Asplund was your All-American girl. She participated in youth group, ran track at Big Foot High School in Walworth County and was prom queen.

But her innocence was quickly taken away.

"We played trust games. We would play a game where he would go up my inner thighs and say, 'Do you trust me not to pinch you?' And I would say, 'Well yeah.' And he would go up kinda further," explains Asplund.

Russell Lesser was 29 years old at the time and 14 years older than Asplund.

"I can't remember exactly when it went from the touching [and] feeling to actual sexual intercourse," says Asplund.

She says they started having sex in his car, but it also happened at the Abbey Springs Country Club in Fontana and Lesser's home in Williams Bay.

Asplund explains, "He had all the windows blacked out in his garage and down in his basement so no one could see in there."

The relationship lasted for nearly two years.

"I don't think I knew how to say, 'No, this isn't right! This feels ucky'," says Asplund, "We never talked about sex within my family. I just know at a certain point it just felt very, very wrong."

Asplund and her family moved away, and she eventually told.

But she wasn't ready to go public.

"I didn't know if people would believe me," explains Asplund, "He was very well-liked and popular."

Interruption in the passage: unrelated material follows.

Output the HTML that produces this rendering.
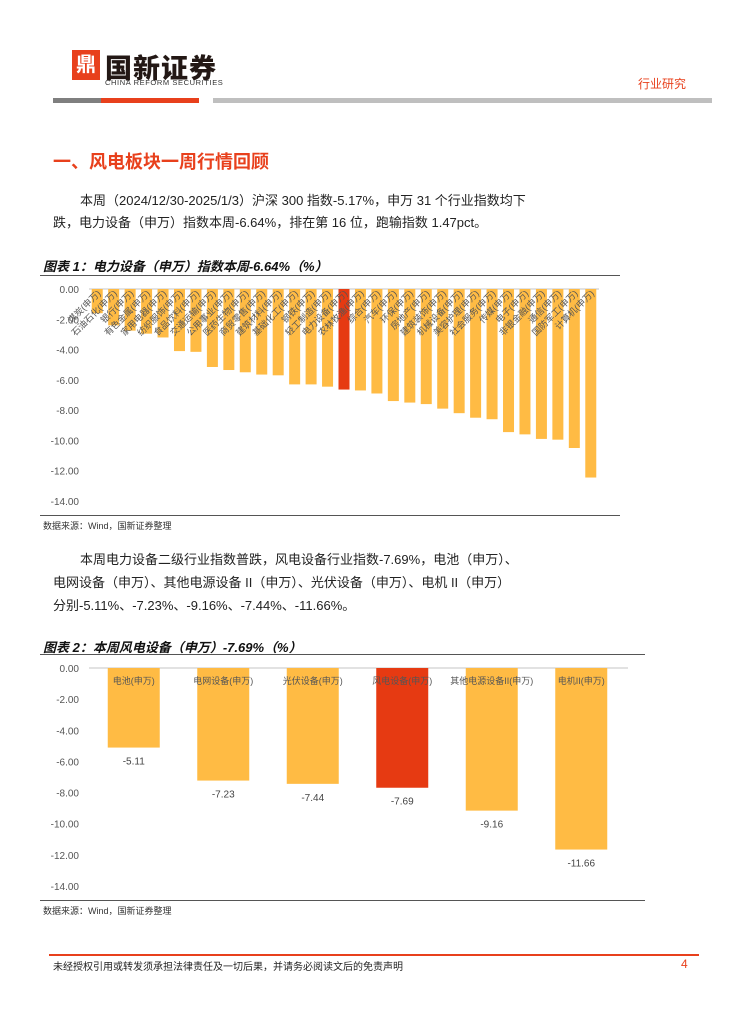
<!DOCTYPE html>
<html><head><meta charset="utf-8">
<style>
body{margin:0;background:#fff;}
#page{position:relative;width:742px;height:1024px;overflow:hidden;font-family:"Liberation Sans","Noto Sans CJK SC",sans-serif;color:#222;}
.abs{position:absolute;white-space:nowrap;}
.p{font-size:13px;color:#222;}
.ft{font-size:13px;font-weight:bold;font-style:italic;color:#111;}
.src{font-size:9px;color:#333;}
</style></head><body>
<div id="page">
  <div class="abs" style="left:72px;top:50px;width:28px;height:30px;background:#e8401c;color:#fff;font-size:20px;font-weight:bold;text-align:center;line-height:30px;">鼎</div>
  <div class="abs" style="left:105px;top:47px;font-size:27px;font-weight:900;color:#231815;letter-spacing:1px;">国新证券</div>
  <div class="abs" style="left:105px;top:78px;font-size:7.5px;color:#333;letter-spacing:0.6px;">CHINA REFORM SECURITIES</div>
  <div class="abs" style="left:53px;top:98px;width:48px;height:5px;background:#7f7f7f;"></div>
  <div class="abs" style="left:101px;top:98px;width:98px;height:5px;background:#e8401c;"></div>
  <div class="abs" style="left:213px;top:98px;width:499px;height:5px;background:#bfbfbf;"></div>
  <div class="abs" style="left:638px;top:75px;font-size:12px;color:#e8401c;">行业研究</div>

  <div class="abs" style="left:53px;top:148px;font-size:18px;font-weight:bold;color:#e8401c;">一、风电板块一周行情回顾</div>
  <div class="abs p" style="left:80px;top:190px;">本周（2024/12/30-2025/1/3）沪深 300 指数-5.17%，申万 31 个行业指数均下</div>
  <div class="abs p" style="left:53px;top:212px;">跌，电力设备（申万）指数本周-6.64%，排在第 16 位，跑输指数 1.47pct。</div>

  <div class="abs ft" style="left:43px;top:256px;">图表 1：电力设备（申万）指数本周-6.64%（%）</div>
  <div class="abs" style="left:40px;top:275px;width:580px;height:1px;background:#555;"></div>
  <svg class="abs" id="chart1" style="left:0;top:0;" width="742" height="520"></svg>
  <div class="abs" style="left:40px;top:515px;width:580px;height:1px;background:#555;"></div>
  <div class="abs src" style="left:43px;top:519px;">数据来源：Wind，国新证券整理</div>

  <div class="abs p" style="left:80px;top:549px;">本周电力设备二级行业指数普跌，风电设备行业指数-7.69%，电池（申万）、</div>
  <div class="abs p" style="left:53px;top:572px;">电网设备（申万）、其他电源设备 II（申万）、光伏设备（申万）、电机 II（申万）</div>
  <div class="abs p" style="left:53px;top:595px;">分别-5.11%、-7.23%、-9.16%、-7.44%、-11.66%。</div>

  <div class="abs ft" style="left:43px;top:637px;">图表 2：本周风电设备（申万）-7.69%（%）</div>
  <div class="abs" style="left:40px;top:654px;width:605px;height:1px;background:#555;"></div>
  <svg class="abs" id="chart2" style="left:0;top:0;" width="742" height="910"></svg>
  <div class="abs" style="left:40px;top:900px;width:605px;height:1px;background:#555;"></div>
  <div class="abs src" style="left:43px;top:904px;">数据来源：Wind，国新证券整理</div>

  <div class="abs" style="left:49px;top:954px;width:650px;height:2px;background:#e8401c;"></div>
  <div class="abs" style="left:53px;top:958px;font-size:10px;color:#222;">未经授权引用或转发须承担法律责任及一切后果，并请务必阅读文后的免责声明</div>
  <div class="abs" style="left:681px;top:957px;font-size:12px;color:#e8401c;">4</div>
</div>
<script>
const NS="http://www.w3.org/2000/svg";
const cats1=["煤炭","石油石化","银行","有色金属","家用电器","纺织服饰","食品饮料","交通运输","公用事业","医药生物","商贸零售","建筑材料","基础化工","钢铁","轻工制造","电力设备","农林牧渔","综合","汽车","环保","房地产","建筑装饰","机械设备","美容护理","社会服务","传媒","电子","非银金融","通信","国防军工","计算机"];
const vals1=[-1.6,-2.4,-2.75,-2.95,-3.2,-4.1,-4.15,-5.15,-5.35,-5.5,-5.65,-5.7,-6.3,-6.3,-6.45,-6.64,-6.7,-6.9,-7.4,-7.5,-7.6,-7.9,-8.2,-8.5,-8.6,-9.45,-9.6,-9.9,-9.95,-10.5,-12.45];
const highlight1="电力设备";
const ticks1=[0,-2,-4,-6,-8,-10,-12,-14];
const tickLabels1=["0.00","-2.00","-4.00","-6.00","-8.00","-10.00","-12.00","-14.00"];
const cats2=["电池(申万)","电网设备(申万)","光伏设备(申万)","风电设备(申万)","其他电源设备II(申万)","电机II(申万)"];
const vals2=[-5.11,-7.23,-7.44,-7.69,-9.16,-11.66];
const highlight2="风电设备(申万)";
const ticks2=[0,-2,-4,-6,-8,-10,-12,-14];
const tickLabels2=["0.00","-2.00","-4.00","-6.00","-8.00","-10.00","-12.00","-14.00"];

function mk(svg,tag,attrs,text){const e=document.createElementNS(NS,tag);for(const k in attrs)e.setAttribute(k,attrs[k]);if(text!==undefined)e.textContent=text;svg.appendChild(e);return e;}

(function(){
  const svg=document.getElementById('chart1');
  const y0=289,yMin=-14,yBot=501,x0=89,x1=599;
  const y=v=>y0+(v/yMin)*(yBot-y0);
  const step=(x1-x0)/cats1.length;
  const x=i=>x0+step*(i+0.5);
  ticks1.forEach((t,i)=>{
    const l=mk(svg,'text',{x:79,y:y(t)+4,'text-anchor':'end','font-size':10,fill:'#555','font-family':'Liberation Sans,sans-serif'},tickLabels1[i]);
    
    
  });
  const ax=mk(svg,'line',{x1:x0,x2:x1,y1:y0,y2:y0,stroke:'#d9d9d9','stroke-width':1.5});
  
  
  vals1.forEach((v,i)=>{
    const r=mk(svg,'rect',{x:x(i)-5.5,y:y0,width:11,height:y(v)-y0,fill:cats1[i]===highlight1?'#e63a12':'#ffbb44'});
    
    
  });
  cats1.forEach((c,i)=>{
    const t=mk(svg,'text',{x:x(i)+4,y:y0+5,'text-anchor':'end','font-size':9,fill:'#555','font-family':'Liberation Sans,Noto Sans CJK SC,sans-serif',transform:`rotate(-45 ${x(i)+4} ${y0+5})`},c+'(申万)');
    
    
  });
})();

(function(){
  const svg=document.getElementById('chart2');
  const y0=668,yMin=-14,yBot=886,x0=89,x1=626;
  const y=v=>y0+(v/yMin)*(yBot-y0);
  const step=(x1-x0)/cats2.length;
  const x=i=>x0+step*(i+0.5);
  ticks2.forEach((t,i)=>{
    const l=mk(svg,'text',{x:79,y:y(t)+4,'text-anchor':'end','font-size':10,fill:'#555','font-family':'Liberation Sans,sans-serif'},tickLabels2[i]);
    
    
  });
  const ax=mk(svg,'line',{x1:x0,x2:x1+2,y1:y0,y2:y0,stroke:'#d9d9d9','stroke-width':1.5});
  
  
  vals2.forEach((v,i)=>{
    const r=mk(svg,'rect',{x:x(i)-26,y:y0,width:52,height:y(v)-y0,fill:cats2[i]===highlight2?'#e63a12':'#ffbb44'});
    
    
    const vl=mk(svg,'text',{x:x(i),y:y(v)+17,'text-anchor':'middle','font-size':10,fill:'#444','font-family':'Liberation Sans,sans-serif'},v.toFixed(2));
    
    
    const cl=mk(svg,'text',{x:x(i),y:y0+16,'text-anchor':'middle','font-size':9,fill:'#555','font-family':'Liberation Sans,Noto Sans CJK SC,sans-serif'},cats2[i]);
    
    
  });
})();
</script>
</body></html>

"I was probably 24 [or] 25 when I started to think, 'Can I get this guy?'"

But by then, the Wisconsin statute of limitations, which at the time was only six years, had expired.

"Nobody wanted to touch it [her case]. I mean even in the '80s and I think even today, there are many attorneys who don't want to take these cases," says Asplund, "So I just let it go until I heard about Father Donald McGuire."

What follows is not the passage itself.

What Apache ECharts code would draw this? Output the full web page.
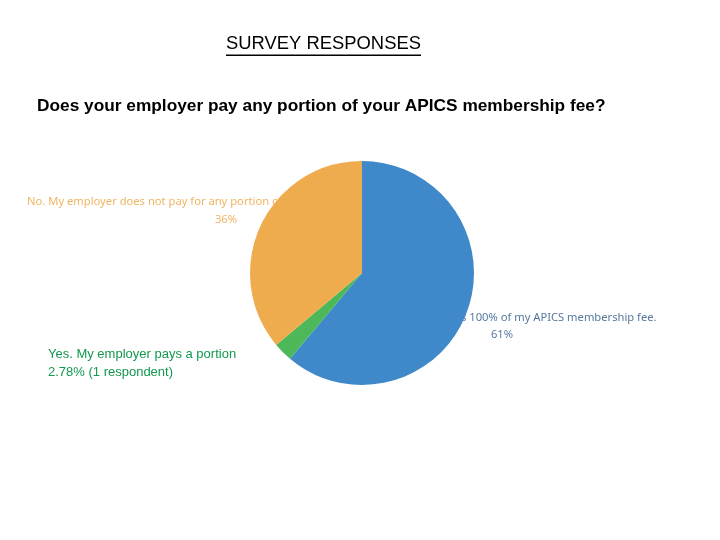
<!DOCTYPE html>
<html>
<head>
<meta charset="utf-8">
<script src="https://cdn.jsdelivr.net/npm/echarts@6/dist/echarts.min.js"></script>
<style>html,body{margin:0;padding:0;background:#fff}#c{width:720px;height:540px}</style>
</head>
<body>
<div id="c"></div>
<script>
const titleText = 'SURVEY RESPONSES';
const questionText = 'Does your employer pay any portion of your APICS membership fee?';
const categories = [
  'Yes. My employer pays 100% of my APICS membership fee.',
  'Yes. My employer pays a portion',
  'No. My employer does not pay for any portion of my APICS membership fee'
];
const respondents = [22, 1, 13];
const percentLabels = ['61%', '2.78% (1 respondent)', '36%'];
const colors = ['#3f89ca', '#4db85a', '#eeac4e'];

const chart = echarts.init(document.getElementById('c'));
chart.setOption({
  animation: false,
  backgroundColor: '#fff',
  graphic: [
    { type: 'text', z: 0, style: { x: 323.5, y: 44, text: titleText, textAlign: 'center', textVerticalAlign: 'middle',
      font: '18.4px "Liberation Sans"', fill: '#000' } },
    { type: 'rect', z: 0, shape: { x: 226, y: 54.5, width: 195, height: 1.5 }, style: { fill: '#000' } },
    { type: 'text', z: 0, style: { x: 37, y: 106, text: questionText, textAlign: 'left', textVerticalAlign: 'middle',
      font: 'bold 17.3px "Liberation Sans"', fill: '#000' } },
    { type: 'text', z: 0, style: { x: 226, y: 211, text: categories[2] + '\n' + percentLabels[2], textAlign: 'center', textVerticalAlign: 'middle',
      font: '11.2px "Noto Sans"', lineHeight: 18, fill: '#f0b462' } },
    { type: 'text', z: 0, style: { x: 502, y: 326, text: categories[0] + '\n' + percentLabels[0], textAlign: 'center', textVerticalAlign: 'middle',
      font: '11.2px "Noto Sans"', lineHeight: 17, fill: '#56789e' } },
    { type: 'text', z: 10, style: { x: 48, y: 363, text: categories[1] + '\n' + percentLabels[1], textAlign: 'left', textVerticalAlign: 'middle',
      font: '13px "Liberation Sans"', lineHeight: 18, fill: '#12984f' } }
  ],
  series: [{
    type: 'pie',
    z: 2,
    center: [362, 273],
    radius: 112,
    startAngle: 90,
    clockwise: true,
    label: { show: false },
    labelLine: { show: false },
    itemStyle: { borderWidth: 0 },
    emphasis: { disabled: true },
    data: categories.map((c, i) => ({ name: c, value: respondents[i], itemStyle: { color: colors[i] } }))
  }]
});
</script>
</body>
</html>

McGuire faced charges of molesting two boys during retreats in the 1960s.

In 2006, McGuire was sentenced to seven years in prison, 36 years after the crimes were committed.

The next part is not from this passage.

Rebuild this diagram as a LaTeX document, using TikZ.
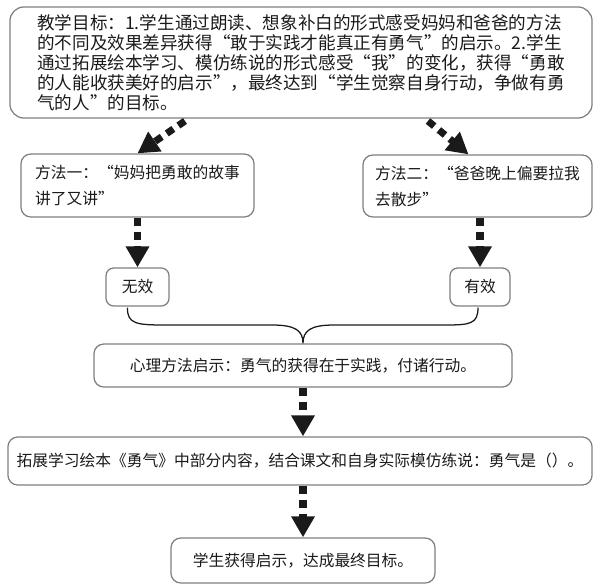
\documentclass[tikz,border=0pt]{standalone}
\usepackage{fontspec}
\setmainfont{Noto Sans CJK SC}
\usetikzlibrary{arrows.meta,calc}
\definecolor{boxgray}{HTML}{808080}
\definecolor{inkblack}{HTML}{1A1A1A}
\begin{document}
\begin{tikzpicture}[x=0.025cm,y=-0.025cm,
   			box/.style={draw=boxgray,line width=0.9pt,rounded corners=7pt,text=inkblack,inner sep=0pt,
   				font=\fontsize{11.2pt}{14pt}\selectfont},
   			dotarrow/.style={draw=inkblack,line width=5pt,dash pattern=on 5.7pt off 4.3pt,
   				-{Triangle[length=15pt,width=16pt]}},
   			bracepath/.style={draw=inkblack,line width=0.9pt}]
   			\useasboundingbox (0,0) rectangle (600,585);
   			% Teaching goal (top box)
   			\node[box,rounded corners=10pt,minimum width=14.55cm,minimum height=2.775cm,align=left,
   				font=\fontsize{12.5pt}{14.2pt}\selectfont] (goal) at (301,62.5)
   				{教学目标：1.学生通过朗读、想象补白的形式感受妈妈和爸爸的方法\\
   				的不同及效果差异获得“敢于实践才能真正有勇气”的启示。2.学生\\
   				通过拓展绘本学习、模仿练说的形式感受“我”的变化，获得“勇敢\\
   				的人能收获美好的启示”，最终达到“学生觉察自身行动，争做有勇\\
   				气的人”的目标。};
   			% --- the two methods ---
   			\node[box,minimum width=5.825cm,minimum height=1.575cm,align=left,
   				font=\fontsize{11.2pt}{18.5pt}\selectfont] (method1) at (137.5,185.5)
   				{方法一：“妈妈把勇敢的故事\\讲了又讲”};
   			\node[box,minimum width=5.725cm,minimum height=1.55cm,align=left,
   				font=\fontsize{11.2pt}{18.5pt}\selectfont] (method2) at (477.5,186)
   				{方法二：“爸爸晚上偏要拉我\\去散步”};
   			% results
   			\node[box,rounded corners=5.5pt,minimum width=1.575cm,minimum height=0.95cm] (wuxiao) at (137.5,287) {无效};
   			\node[box,rounded corners=5.5pt,minimum width=1.5cm,minimum height=0.95cm] (youxiao) at (480,287) {有效};
   			% --- insight, extension and final goal ---
   			\node[box,minimum width=10.45cm,minimum height=1.075cm] (xinli) at (303,365.5)
   				{心理方法启示：勇气的获得在于实践，付诸行动。};
   			\node[box,minimum width=14.6cm,minimum height=1.2cm] (tuozhan) at (300,461)
   				{拓展学习绘本《勇气》中部分内容，结合课文和自身实际模仿练说：勇气是（）。};
   			\node[box,minimum width=6.6cm,minimum height=1.125cm] (final) at (303,560.5)
   				{学生获得启示，达成最终目标。};
   			% dotted arrows
   			\coordinate (goalL) at (185,121);
   			\coordinate (goalR) at (428,121);
   			\draw[dotarrow] (goalL) -- (method1.north);
   			\draw[dotarrow] (goalR) -- ($(method2.north)+(-9,0)$);
   			\draw[dotarrow] (method1.south -| wuxiao.north) -- (wuxiao.north);
   			\draw[dotarrow] (method2.south -| youxiao.north) -- (youxiao.north);
   			\draw[dotarrow] (xinli.south) -- (xinli.south |- tuozhan.north);
   			\draw[dotarrow] (tuozhan.south -| final.north) -- (final.north);
   			% brace joining both results
   			\coordinate (braceL) at ($(wuxiao.south)+(-10,1)$);
   			\coordinate (braceR) at ($(youxiao.south)+(-2,1)$);
   			\draw[bracepath] (braceL) .. controls (127,324) and (137,325) .. (165,325) -- (272,325)
   				.. controls (296,325) and (303,331) .. (xinli.north)
   				.. controls (303,331) and (310,325) .. (334,325) -- (445,325)
   				.. controls (470,325) and (478,324) .. (braceR);
 			\end{tikzpicture}
\end{document}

"Because the offenders did not live in the state, that holds or stops the running of the statute of limitations for the entire time they're out of the state," explains Walworth County District Attorney Phil Koss, who prosecuted the McGuire case.

So because Lesser moved out of Wisconsin shortly after committing the crimes, the statute of limitations never ran out. That gave Asplund the opening she needed to bring her attacker to justice.

"I was afraid," she recalls, "But I just knew there was no doubt in my mind that I was going for this."

Lesser was living in North Carolina.

After a two year investigation, authorities arrested Lesser and charged him with three felonies, including sexual intercourse with a child.

"After he was arrested, then I did get scared," she remembers, "It didn't matter who I had told or that I had already given a statement and it was already taped. [It] didn't matter. If I disappeared, the whole thing went away."

Lesser pleaded guilty and was sentenced to 10 years in prison.

"It was just a sense of relief," says Asplund, "I didn't cry. I didn't do anything. It was like thank god; he got it."

Koss, who also prosecuted Lesser's case, adds, "This was the defendant himself saying he was guilty so I think that that helped show the world Laurie was right all along."

But Asplund's work wasn't done. She spent 3 years documenting her journey to justice. In her self-published book, she speaks candidly of the pain, shame and humiliation of being a victim of a child sexual assault.

"It was just, I think, a god whisper saying that not only can you help yourself, but we're going to help others," says Asplund.

She is also lobbying at the state capitol and hoping to help pass a bill that would create a three year window for victims of child sex abuse to file a civil lawsuit.

"It's like a piece of that childhood, a piece of my soul that was ripped out is back and that feels very, very good," says Asplund, "And I want others to be able to have that, if that's what they want."